Provide the records once more, identical to the original.
++++
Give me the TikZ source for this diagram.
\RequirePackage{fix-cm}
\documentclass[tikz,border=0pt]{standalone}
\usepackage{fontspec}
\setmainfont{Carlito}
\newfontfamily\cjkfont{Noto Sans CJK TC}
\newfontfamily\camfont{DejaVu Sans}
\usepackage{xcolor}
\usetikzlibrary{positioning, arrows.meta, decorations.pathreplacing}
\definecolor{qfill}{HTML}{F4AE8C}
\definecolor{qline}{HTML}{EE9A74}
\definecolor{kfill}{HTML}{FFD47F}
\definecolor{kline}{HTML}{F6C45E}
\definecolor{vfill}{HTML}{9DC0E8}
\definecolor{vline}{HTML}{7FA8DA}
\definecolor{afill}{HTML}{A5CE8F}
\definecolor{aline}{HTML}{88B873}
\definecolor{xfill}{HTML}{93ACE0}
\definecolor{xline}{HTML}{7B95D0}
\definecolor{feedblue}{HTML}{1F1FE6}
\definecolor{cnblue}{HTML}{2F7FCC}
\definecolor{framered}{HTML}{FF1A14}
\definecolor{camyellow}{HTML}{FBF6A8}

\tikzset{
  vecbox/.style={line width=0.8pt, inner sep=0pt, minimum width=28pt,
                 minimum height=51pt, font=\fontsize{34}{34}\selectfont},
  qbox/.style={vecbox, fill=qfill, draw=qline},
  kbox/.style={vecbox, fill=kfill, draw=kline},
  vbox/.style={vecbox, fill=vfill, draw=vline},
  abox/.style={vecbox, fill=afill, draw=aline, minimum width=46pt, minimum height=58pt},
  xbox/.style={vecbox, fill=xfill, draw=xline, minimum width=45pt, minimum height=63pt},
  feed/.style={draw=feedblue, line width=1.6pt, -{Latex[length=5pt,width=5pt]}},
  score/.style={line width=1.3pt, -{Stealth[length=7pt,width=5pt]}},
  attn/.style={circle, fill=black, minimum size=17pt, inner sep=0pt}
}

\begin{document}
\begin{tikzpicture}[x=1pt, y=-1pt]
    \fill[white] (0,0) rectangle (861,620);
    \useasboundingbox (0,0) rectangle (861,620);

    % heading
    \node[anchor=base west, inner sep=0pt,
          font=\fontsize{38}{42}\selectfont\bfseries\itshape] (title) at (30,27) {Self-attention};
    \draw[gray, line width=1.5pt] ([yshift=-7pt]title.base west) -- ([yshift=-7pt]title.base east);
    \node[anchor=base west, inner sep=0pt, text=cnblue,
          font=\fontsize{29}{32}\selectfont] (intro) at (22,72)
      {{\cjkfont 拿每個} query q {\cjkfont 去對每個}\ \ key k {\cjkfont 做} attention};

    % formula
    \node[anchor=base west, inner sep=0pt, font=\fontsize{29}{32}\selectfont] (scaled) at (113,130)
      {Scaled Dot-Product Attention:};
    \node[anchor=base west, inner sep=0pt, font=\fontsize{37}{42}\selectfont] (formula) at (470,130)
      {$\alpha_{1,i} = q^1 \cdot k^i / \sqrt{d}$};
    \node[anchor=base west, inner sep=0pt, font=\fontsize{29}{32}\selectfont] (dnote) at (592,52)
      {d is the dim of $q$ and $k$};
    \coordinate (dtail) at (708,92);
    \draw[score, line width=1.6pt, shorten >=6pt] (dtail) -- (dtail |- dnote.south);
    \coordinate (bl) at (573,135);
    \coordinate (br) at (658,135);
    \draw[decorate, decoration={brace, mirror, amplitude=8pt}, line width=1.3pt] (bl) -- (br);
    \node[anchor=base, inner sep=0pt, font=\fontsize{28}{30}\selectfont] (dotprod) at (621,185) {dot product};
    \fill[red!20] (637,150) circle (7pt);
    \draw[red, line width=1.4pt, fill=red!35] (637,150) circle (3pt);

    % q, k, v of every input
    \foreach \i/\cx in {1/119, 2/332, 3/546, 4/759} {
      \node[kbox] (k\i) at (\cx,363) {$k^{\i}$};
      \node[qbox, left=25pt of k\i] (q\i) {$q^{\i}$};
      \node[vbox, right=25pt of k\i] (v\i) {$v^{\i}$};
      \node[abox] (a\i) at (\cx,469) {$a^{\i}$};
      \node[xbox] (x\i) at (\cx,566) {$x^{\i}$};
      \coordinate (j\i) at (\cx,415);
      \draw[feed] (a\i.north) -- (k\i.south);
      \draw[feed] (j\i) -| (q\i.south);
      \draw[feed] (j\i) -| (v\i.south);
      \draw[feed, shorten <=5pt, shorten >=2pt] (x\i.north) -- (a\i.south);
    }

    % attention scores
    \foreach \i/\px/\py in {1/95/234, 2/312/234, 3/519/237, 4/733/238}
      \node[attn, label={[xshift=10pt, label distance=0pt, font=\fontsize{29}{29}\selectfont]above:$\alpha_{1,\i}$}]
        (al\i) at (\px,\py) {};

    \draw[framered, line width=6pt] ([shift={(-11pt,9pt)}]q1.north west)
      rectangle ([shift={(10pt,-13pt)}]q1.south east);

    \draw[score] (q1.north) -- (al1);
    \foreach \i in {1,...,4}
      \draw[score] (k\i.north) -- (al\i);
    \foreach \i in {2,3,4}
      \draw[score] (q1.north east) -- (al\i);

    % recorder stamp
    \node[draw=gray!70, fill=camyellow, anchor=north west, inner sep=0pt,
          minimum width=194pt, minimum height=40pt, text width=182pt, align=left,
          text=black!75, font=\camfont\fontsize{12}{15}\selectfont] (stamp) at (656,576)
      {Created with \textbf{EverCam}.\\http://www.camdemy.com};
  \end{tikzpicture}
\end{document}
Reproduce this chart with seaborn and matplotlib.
++++
ANSWER TO THE PROBLEM »
Give me the TikZ source for this diagram.
\RequirePackage{fix-cm}
\documentclass[tikz,border=0pt]{standalone}
\usepackage{fontspec}
\setmainfont{Carlito}
\newfontfamily\cjkfont{Noto Sans CJK TC}
\newfontfamily\camfont{DejaVu Sans}
\usepackage{xcolor}
\usetikzlibrary{positioning, arrows.meta, decorations.pathreplacing}
\definecolor{qfill}{HTML}{F4AE8C}
\definecolor{qline}{HTML}{EE9A74}
\definecolor{kfill}{HTML}{FFD47F}
\definecolor{kline}{HTML}{F6C45E}
\definecolor{vfill}{HTML}{9DC0E8}
\definecolor{vline}{HTML}{7FA8DA}
\definecolor{afill}{HTML}{A5CE8F}
\definecolor{aline}{HTML}{88B873}
\definecolor{xfill}{HTML}{93ACE0}
\definecolor{xline}{HTML}{7B95D0}
\definecolor{feedblue}{HTML}{1F1FE6}
\definecolor{cnblue}{HTML}{2F7FCC}
\definecolor{framered}{HTML}{FF1A14}
\definecolor{camyellow}{HTML}{FBF6A8}

\tikzset{
  vecbox/.style={line width=0.8pt, inner sep=0pt, minimum width=28pt,
                 minimum height=51pt, font=\fontsize{34}{34}\selectfont},
  qbox/.style={vecbox, fill=qfill, draw=qline},
  kbox/.style={vecbox, fill=kfill, draw=kline},
  vbox/.style={vecbox, fill=vfill, draw=vline},
  abox/.style={vecbox, fill=afill, draw=aline, minimum width=46pt, minimum height=58pt},
  xbox/.style={vecbox, fill=xfill, draw=xline, minimum width=45pt, minimum height=63pt},
  feed/.style={draw=feedblue, line width=1.6pt, -{Latex[length=5pt,width=5pt]}},
  score/.style={line width=1.3pt, -{Stealth[length=7pt,width=5pt]}},
  attn/.style={circle, fill=black, minimum size=17pt, inner sep=0pt}
}

\begin{document}
\begin{tikzpicture}[x=1pt, y=-1pt]
    \fill[white] (0,0) rectangle (861,620);
    \useasboundingbox (0,0) rectangle (861,620);

    % heading
    \node[anchor=base west, inner sep=0pt,
          font=\fontsize{38}{42}\selectfont\bfseries\itshape] (title) at (30,27) {Self-attention};
    \draw[gray, line width=1.5pt] ([yshift=-7pt]title.base west) -- ([yshift=-7pt]title.base east);
    \node[anchor=base west, inner sep=0pt, text=cnblue,
          font=\fontsize{29}{32}\selectfont] (intro) at (22,72)
      {{\cjkfont 拿每個} query q {\cjkfont 去對每個}\ \ key k {\cjkfont 做} attention};

    % formula
    \node[anchor=base west, inner sep=0pt, font=\fontsize{29}{32}\selectfont] (scaled) at (113,130)
      {Scaled Dot-Product Attention:};
    \node[anchor=base west, inner sep=0pt, font=\fontsize{37}{42}\selectfont] (formula) at (470,130)
      {$\alpha_{1,i} = q^1 \cdot k^i / \sqrt{d}$};
    \node[anchor=base west, inner sep=0pt, font=\fontsize{29}{32}\selectfont] (dnote) at (592,52)
      {d is the dim of $q$ and $k$};
    \coordinate (dtail) at (708,92);
    \draw[score, line width=1.6pt, shorten >=6pt] (dtail) -- (dtail |- dnote.south);
    \coordinate (bl) at (573,135);
    \coordinate (br) at (658,135);
    \draw[decorate, decoration={brace, mirror, amplitude=8pt}, line width=1.3pt] (bl) -- (br);
    \node[anchor=base, inner sep=0pt, font=\fontsize{28}{30}\selectfont] (dotprod) at (621,185) {dot product};
    \fill[red!20] (637,150) circle (7pt);
    \draw[red, line width=1.4pt, fill=red!35] (637,150) circle (3pt);

    % q, k, v of every input
    \foreach \i/\cx in {1/119, 2/332, 3/546, 4/759} {
      \node[kbox] (k\i) at (\cx,363) {$k^{\i}$};
      \node[qbox, left=25pt of k\i] (q\i) {$q^{\i}$};
      \node[vbox, right=25pt of k\i] (v\i) {$v^{\i}$};
      \node[abox] (a\i) at (\cx,469) {$a^{\i}$};
      \node[xbox] (x\i) at (\cx,566) {$x^{\i}$};
      \coordinate (j\i) at (\cx,415);
      \draw[feed] (a\i.north) -- (k\i.south);
      \draw[feed] (j\i) -| (q\i.south);
      \draw[feed] (j\i) -| (v\i.south);
      \draw[feed, shorten <=5pt, shorten >=2pt] (x\i.north) -- (a\i.south);
    }

    % attention scores
    \foreach \i/\px/\py in {1/95/234, 2/312/234, 3/519/237, 4/733/238}
      \node[attn, label={[xshift=10pt, label distance=0pt, font=\fontsize{29}{29}\selectfont]above:$\alpha_{1,\i}$}]
        (al\i) at (\px,\py) {};

    \draw[framered, line width=6pt] ([shift={(-11pt,9pt)}]q1.north west)
      rectangle ([shift={(10pt,-13pt)}]q1.south east);

    \draw[score] (q1.north) -- (al1);
    \foreach \i in {1,...,4}
      \draw[score] (k\i.north) -- (al\i);
    \foreach \i in {2,3,4}
      \draw[score] (q1.north east) -- (al\i);

    % recorder stamp
    \node[draw=gray!70, fill=camyellow, anchor=north west, inner sep=0pt,
          minimum width=194pt, minimum height=40pt, text width=182pt, align=left,
          text=black!75, font=\camfont\fontsize{12}{15}\selectfont] (stamp) at (656,576)
      {Created with \textbf{EverCam}.\\http://www.camdemy.com};
  \end{tikzpicture}
\end{document}
Reproduce this chart with seaborn and matplotlib.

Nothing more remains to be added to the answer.